The school board unanimously approved the proposal following Tuesday’s public hearing.

School board watchdog Laurie Downs criticized the district for waiting until after the new gym at the high school was completed to propose painting the dividers.

“When they set up their plan for the gym, apparently they didn’t look at everything they said they were going to look at because [painting the dividers] should have already been taken care of — it shouldn’t be something put in at the last minute,” Ms. Downs said. “You should have known [the dividers] didn’t look good.”

Ms. Carney responded to Ms.
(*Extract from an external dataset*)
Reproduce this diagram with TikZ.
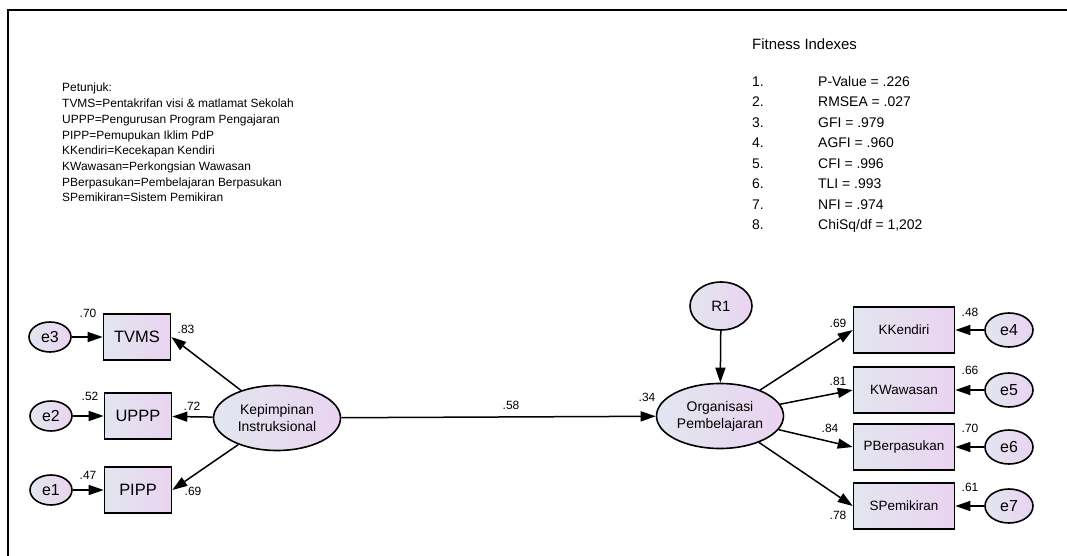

Downs’s comments by saying it wasn’t determined that the dividers needed repairs until after construction at the gym had been completed.

“After everything was painted, we looked at the gymnasium and said: ‘The partitions really need to be taken care of so the end product will be what we want it to be,'” Ms. Carney said.

Last August, the school board approved using $1.7 million for various upgrades at the high school, including replacement of lighting and crumbling concrete in the back plaza courtyard, repair of the south and student parking lots and replacement of a damaged ceiling and lighting in the cafeteria.

In March, the board also approved using $456,000 from the repair reserve account to pay for other projects at the high school, including paint, interior and exterior door-exit devices, HVAC rooftop temperature controllers and a hot-water mixing valve. Other monies were allocated for the middle school’s boiler room valves and boiler section, Roanoke Avenue Elementary School’s gym floor and flooring for five classrooms at Aquebogue Elementary School.